If true then surely, as the man who has kept such a tight grip on the purse strings, Gordon himself should be taking his share of the blame? Not a bit of it. Instead he spoke about a resurgence of the active citizen and the empowered community, with government “fulfilling its responsibilities to fund services while fully valuing the contribution the voluntary sector can make.”
If only government had been fulfilling its responsibility to fund social care services, maybe the problem areas he highlighted wouldn’t be in the mess many of them are in.
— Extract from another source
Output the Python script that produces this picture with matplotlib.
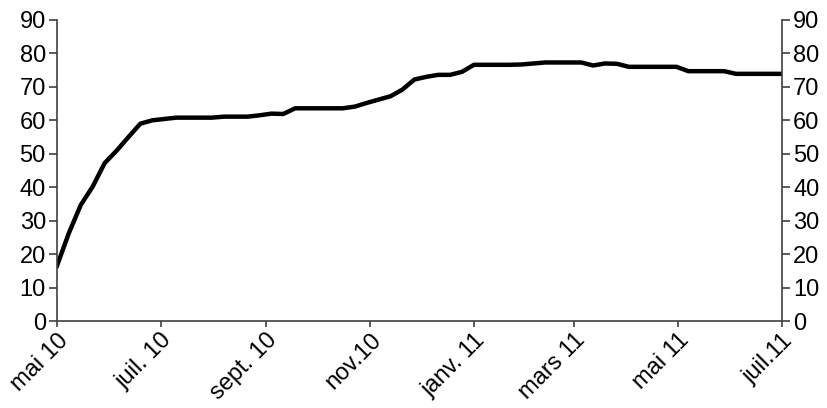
import matplotlib
matplotlib.use("Agg")
import matplotlib.pyplot as plt
import datetime as dt

plt.rcParams['font.family'] = ['Liberation Sans', 'DejaVu Sans']

start = dt.date(2010, 5, 1)
values = [16.5, 26.3, 34.7, 40.2, 47.2, 50.9, 55.0, 59.0, 60.0, 60.4,
          60.8, 60.8, 60.8, 60.8, 61.1, 61.1, 61.1, 61.5, 62.0, 61.9,
          63.6, 63.6, 63.6, 63.6, 63.6, 64.1, 65.2, 66.2, 67.2, 69.2,
          72.2, 73.0, 73.6, 73.6, 74.5, 76.6, 76.6, 76.6, 76.6, 76.7,
          77.0, 77.3, 77.3, 77.3, 77.3, 76.4, 77.0, 76.9, 76.0, 76.0,
          76.0, 76.0, 76.0, 74.7, 74.7, 74.7, 74.7, 73.9, 73.9, 73.9,
          73.9, 73.9]
dates = [start + dt.timedelta(days=7 * i) for i in range(len(values))]

tick_dates = [dt.date(2010, 5, 1), dt.date(2010, 7, 1), dt.date(2010, 9, 1),
              dt.date(2010, 11, 1), dt.date(2011, 1, 1), dt.date(2011, 3, 1),
              dt.date(2011, 5, 1), dt.date(2011, 7, 1)]
tick_labels = ["mai 10", "juil. 10", "sept. 10", "nov.10", "janv. 11",
               "mars 11", "mai 11", "juil.11"]
y_ticks = list(range(0, 91, 10))

fig = plt.figure(figsize=(8.28, 4.08), dpi=100)
ax = fig.add_axes([0.0688, 0.2132, 0.8756, 0.7378])
ax.plot(dates, values, color='black', linewidth=3.2, solid_joinstyle='round')

ax.set_xlim(tick_dates[0], tick_dates[-1])
ax.set_ylim(0, 90)
ax.set_yticks(y_ticks)
ax.set_xticks(tick_dates)
ax.set_xticklabels(tick_labels, rotation=45, ha='right', rotation_mode='anchor')

ax2 = ax.twinx()
ax2.set_ylim(0, 90)
ax2.set_yticks(y_ticks)

spine_color = '#404040'
for a in (ax, ax2):
    a.spines['top'].set_visible(False)
    for s in ('left', 'right', 'bottom'):
        a.spines[s].set_color(spine_color)
        a.spines[s].set_linewidth(1.2)
ax.spines['right'].set_visible(False)
ax2.spines['left'].set_visible(False)
ax2.spines['bottom'].set_visible(False)

ax.tick_params(axis='y', direction='out', length=6, width=1.2, color=spine_color,
               labelsize=17, pad=2)
ax2.tick_params(axis='y', direction='out', length=6, width=1.2, color=spine_color,
                labelsize=17, pad=2)
ax.tick_params(axis='x', direction='out', length=4, width=1.2, color=spine_color,
               labelsize=17, pad=2)

fig.savefig('out.png', dpi=100)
Is he not aware that the endless drive for “efficiency savings” is having a knock-on effect that is damaging many of the grassroots community schemes he claims to favour?
And when he talks about wanting increased recognition for home helps who, he believes, should be top of the list when it comes to handing out honours, does he not realise all many of them want is a decent living wage?
When Gordon Brown becomes prime minister as, barring accidents, he almost certainly will, part of his induction to the job should be meeting some front-line social care staff who can give him a reality check on the impact of his financial “prudence” and why it will be so disastrous if social care misses out in the comprehensive spending review next year.
Otherwise he might not get to enjoy his spell in the top job for quite as long as he would like.